• **Data shown**
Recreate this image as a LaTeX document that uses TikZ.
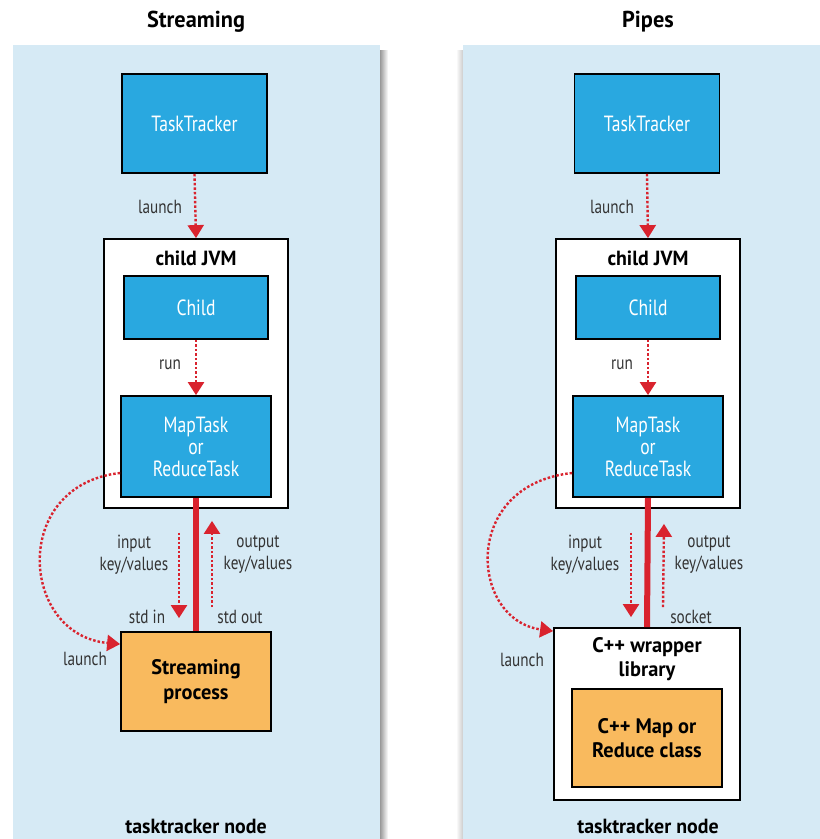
\documentclass[tikz,border=0pt]{standalone}
\usepackage{fontspec}
\setmainfont{PT Sans}[FakeStretch=0.8, BoldFeatures={FakeStretch=0.97}]
\usetikzlibrary{arrows.meta}
\definecolor{panelbg}{HTML}{D6EAF5}
\definecolor{boxblue}{HTML}{29A8E0}
\definecolor{boxorange}{HTML}{F9BA5E}
\definecolor{arrred}{HTML}{D9232E}
\definecolor{lblgray}{HTML}{333333}
\tikzset{
  x=1pt, y=-1pt,
  bluebox/.style={draw=black, line width=1.8pt, fill=boxblue, text=white, font=\fontsize{22}{22}\selectfont, align=center, inner sep=0pt},
  orangebox/.style={draw=black, line width=1.8pt, fill=boxorange, text=black, font=\bfseries\fontsize{21}{25}\selectfont, align=center, inner sep=0pt},
  whitebox/.style={draw=black, line width=1.8pt, fill=white, inner sep=0pt},
  lbl/.style={text=lblgray, font=\fontsize{19}{22}\selectfont, align=center, inner sep=0pt},
  btitle/.style={text=black, font=\bfseries\fontsize{20.5}{24}\selectfont, align=center, inner sep=0pt},
  dotarrow/.style={arrred, line width=2.4pt, dash pattern=on 2.5pt off 2pt, -{Triangle[width=16pt,length=13pt]}},
  pipe/.style={arrred, line width=6pt},
}
\begin{document}
\begin{tikzpicture}
\useasboundingbox (0,0) rectangle (820,839);
\fill[white] (0,0) rectangle (820,839);
% panels
\shade[left color=black!40, right color=white] (380,50) rectangle (388,839);
\shade[left color=white, right color=black!20] (456,50) rectangle (463,839);
\fill[panelbg] (13,45) rectangle (380,839);
\fill[panelbg] (463,45) rectangle (820,839);
% titles
\node[btitle, font=\bfseries\fontsize{23}{24}\selectfont] (t1) at (196,22) {Streaming};
\node[btitle, font=\bfseries\fontsize{23}{24}\selectfont] (t2) at (648,22) {Pipes};

% ---------- left: Streaming ----------
\node[bluebox, minimum width=145pt, minimum height=99pt] (tt1) at (194.5,123.5) {TaskTracker};
\node[whitebox, minimum width=184pt, minimum height=269pt] (jvm1) at (196,373.5) {};
\node[btitle] (jvml1) at (196,258) {child JVM};
\node[bluebox, minimum width=144pt, minimum height=63pt] (ch1) at (196,307.5) {Child};
\node[bluebox, minimum width=150pt, minimum height=101pt] (mt1) at (196,446.5) {MapTask\\or\\ReduceTask};
\node[orangebox, minimum width=150pt, minimum height=99pt] (sp1) at (196,681.5) {Streaming\\process};
\node[btitle] (tn1) at (196,826) {tasktracker node};

\draw[dotarrow] (tt1.south) -- (jvm1.north);
\node[lbl] (la1) at (160,207) {launch};
\draw[dotarrow] (ch1.south) -- (mt1.north);
\node[lbl] (ru1) at (170,365) {run};
\draw[pipe] (mt1.south) -- (sp1.north);
\draw[dotarrow] ([xshift=-17pt,yshift=-35pt]mt1.south) -- ([xshift=-17pt,yshift=13pt]sp1.north);
\draw[dotarrow] ([xshift=16pt,yshift=24pt]sp1.north) -- ([xshift=16pt,yshift=-23pt]mt1.south);
\node[lbl] (in1) at (134,555) {input\\key/values};
\node[lbl] (out1) at (258,555) {output\\key/values};
\node[lbl] (si1) at (147,617) {std in};
\node[lbl] (so1) at (240,617) {std out};
\draw[dotarrow] ([yshift=-26.5pt]mt1.west) .. controls (10,485) and (20,635) .. ([yshift=-13pt]sp1.north west);
\node[lbl] (lb1) at (85,659) {launch};

% ---------- right: Pipes ----------
\node[bluebox, minimum width=145pt, minimum height=99pt] (tt2) at (647,123.5) {TaskTracker};
\node[whitebox, minimum width=184pt, minimum height=269pt] (jvm2) at (648,373.5) {};
\node[btitle] (jvml2) at (648,258) {child JVM};
\node[bluebox, minimum width=144pt, minimum height=63pt] (ch2) at (648,307.5) {Child};
\node[bluebox, minimum width=150pt, minimum height=101pt] (mt2) at (648,446.5) {MapTask\\or\\ReduceTask};
\node[whitebox, minimum width=186pt, minimum height=172pt] (wr2) at (647,714) {};
\node[btitle, font=\bfseries\fontsize{21}{24}\selectfont] (wrl2) at (647,659) {C++ wrapper\\library};
\node[orangebox, font=\bfseries\fontsize{21}{24}\selectfont, minimum width=150pt, minimum height=98pt] (cl2) at (647,738) {C++ Map or\\Reduce class};
\node[btitle] (tn2) at (648,826) {tasktracker node};

\draw[dotarrow] (tt2.south) -- (jvm2.north);
\node[lbl] (la2) at (612,207) {launch};
\draw[dotarrow] (ch2.south) -- (mt2.north);
\node[lbl] (ru2) at (622,365) {run};
\draw[pipe] (mt2.south) -- (wr2.north);
\draw[dotarrow] ([xshift=-17pt,yshift=-35pt]mt2.south) -- ([xshift=-16pt,yshift=10pt]wr2.north);
\draw[dotarrow] ([xshift=16pt,yshift=20pt]wr2.north) -- ([xshift=16pt,yshift=-26pt]mt2.south);
\node[lbl] (in2) at (585,555) {input\\key/values};
\node[lbl] (out2) at (709,555) {output\\key/values};
\node[lbl] (so2) at (691,617) {socket};
\draw[dotarrow] ([yshift=-26.5pt]mt2.west) .. controls (460,485) and (470,620) .. ([yshift=-4pt]wr2.north west);
\node[lbl] (lb2) at (522,660) {launch};
\end{tikzpicture}
\end{document}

• **Requirement**
Write out the material above again, word for word, minus its pictures.

• **Output for this exercise**
Recreate this image as a LaTeX document that uses TikZ.
\documentclass[tikz,border=0pt]{standalone}
\usepackage{fontspec}
\setmainfont{PT Sans}[FakeStretch=0.8, BoldFeatures={FakeStretch=0.97}]
\usetikzlibrary{arrows.meta}
\definecolor{panelbg}{HTML}{D6EAF5}
\definecolor{boxblue}{HTML}{29A8E0}
\definecolor{boxorange}{HTML}{F9BA5E}
\definecolor{arrred}{HTML}{D9232E}
\definecolor{lblgray}{HTML}{333333}
\tikzset{
  x=1pt, y=-1pt,
  bluebox/.style={draw=black, line width=1.8pt, fill=boxblue, text=white, font=\fontsize{22}{22}\selectfont, align=center, inner sep=0pt},
  orangebox/.style={draw=black, line width=1.8pt, fill=boxorange, text=black, font=\bfseries\fontsize{21}{25}\selectfont, align=center, inner sep=0pt},
  whitebox/.style={draw=black, line width=1.8pt, fill=white, inner sep=0pt},
  lbl/.style={text=lblgray, font=\fontsize{19}{22}\selectfont, align=center, inner sep=0pt},
  btitle/.style={text=black, font=\bfseries\fontsize{20.5}{24}\selectfont, align=center, inner sep=0pt},
  dotarrow/.style={arrred, line width=2.4pt, dash pattern=on 2.5pt off 2pt, -{Triangle[width=16pt,length=13pt]}},
  pipe/.style={arrred, line width=6pt},
}
\begin{document}
\begin{tikzpicture}
\useasboundingbox (0,0) rectangle (820,839);
\fill[white] (0,0) rectangle (820,839);
% panels
\shade[left color=black!40, right color=white] (380,50) rectangle (388,839);
\shade[left color=white, right color=black!20] (456,50) rectangle (463,839);
\fill[panelbg] (13,45) rectangle (380,839);
\fill[panelbg] (463,45) rectangle (820,839);
% titles
\node[btitle, font=\bfseries\fontsize{23}{24}\selectfont] (t1) at (196,22) {Streaming};
\node[btitle, font=\bfseries\fontsize{23}{24}\selectfont] (t2) at (648,22) {Pipes};

% ---------- left: Streaming ----------
\node[bluebox, minimum width=145pt, minimum height=99pt] (tt1) at (194.5,123.5) {TaskTracker};
\node[whitebox, minimum width=184pt, minimum height=269pt] (jvm1) at (196,373.5) {};
\node[btitle] (jvml1) at (196,258) {child JVM};
\node[bluebox, minimum width=144pt, minimum height=63pt] (ch1) at (196,307.5) {Child};
\node[bluebox, minimum width=150pt, minimum height=101pt] (mt1) at (196,446.5) {MapTask\\or\\ReduceTask};
\node[orangebox, minimum width=150pt, minimum height=99pt] (sp1) at (196,681.5) {Streaming\\process};
\node[btitle] (tn1) at (196,826) {tasktracker node};

\draw[dotarrow] (tt1.south) -- (jvm1.north);
\node[lbl] (la1) at (160,207) {launch};
\draw[dotarrow] (ch1.south) -- (mt1.north);
\node[lbl] (ru1) at (170,365) {run};
\draw[pipe] (mt1.south) -- (sp1.north);
\draw[dotarrow] ([xshift=-17pt,yshift=-35pt]mt1.south) -- ([xshift=-17pt,yshift=13pt]sp1.north);
\draw[dotarrow] ([xshift=16pt,yshift=24pt]sp1.north) -- ([xshift=16pt,yshift=-23pt]mt1.south);
\node[lbl] (in1) at (134,555) {input\\key/values};
\node[lbl] (out1) at (258,555) {output\\key/values};
\node[lbl] (si1) at (147,617) {std in};
\node[lbl] (so1) at (240,617) {std out};
\draw[dotarrow] ([yshift=-26.5pt]mt1.west) .. controls (10,485) and (20,635) .. ([yshift=-13pt]sp1.north west);
\node[lbl] (lb1) at (85,659) {launch};

% ---------- right: Pipes ----------
\node[bluebox, minimum width=145pt, minimum height=99pt] (tt2) at (647,123.5) {TaskTracker};
\node[whitebox, minimum width=184pt, minimum height=269pt] (jvm2) at (648,373.5) {};
\node[btitle] (jvml2) at (648,258) {child JVM};
\node[bluebox, minimum width=144pt, minimum height=63pt] (ch2) at (648,307.5) {Child};
\node[bluebox, minimum width=150pt, minimum height=101pt] (mt2) at (648,446.5) {MapTask\\or\\ReduceTask};
\node[whitebox, minimum width=186pt, minimum height=172pt] (wr2) at (647,714) {};
\node[btitle, font=\bfseries\fontsize{21}{24}\selectfont] (wrl2) at (647,659) {C++ wrapper\\library};
\node[orangebox, font=\bfseries\fontsize{21}{24}\selectfont, minimum width=150pt, minimum height=98pt] (cl2) at (647,738) {C++ Map or\\Reduce class};
\node[btitle] (tn2) at (648,826) {tasktracker node};

\draw[dotarrow] (tt2.south) -- (jvm2.north);
\node[lbl] (la2) at (612,207) {launch};
\draw[dotarrow] (ch2.south) -- (mt2.north);
\node[lbl] (ru2) at (622,365) {run};
\draw[pipe] (mt2.south) -- (wr2.north);
\draw[dotarrow] ([xshift=-17pt,yshift=-35pt]mt2.south) -- ([xshift=-16pt,yshift=10pt]wr2.north);
\draw[dotarrow] ([xshift=16pt,yshift=20pt]wr2.north) -- ([xshift=16pt,yshift=-26pt]mt2.south);
\node[lbl] (in2) at (585,555) {input\\key/values};
\node[lbl] (out2) at (709,555) {output\\key/values};
\node[lbl] (so2) at (691,617) {socket};
\draw[dotarrow] ([yshift=-26.5pt]mt2.west) .. controls (460,485) and (470,620) .. ([yshift=-4pt]wr2.north west);
\node[lbl] (lb2) at (522,660) {launch};
\end{tikzpicture}
\end{document}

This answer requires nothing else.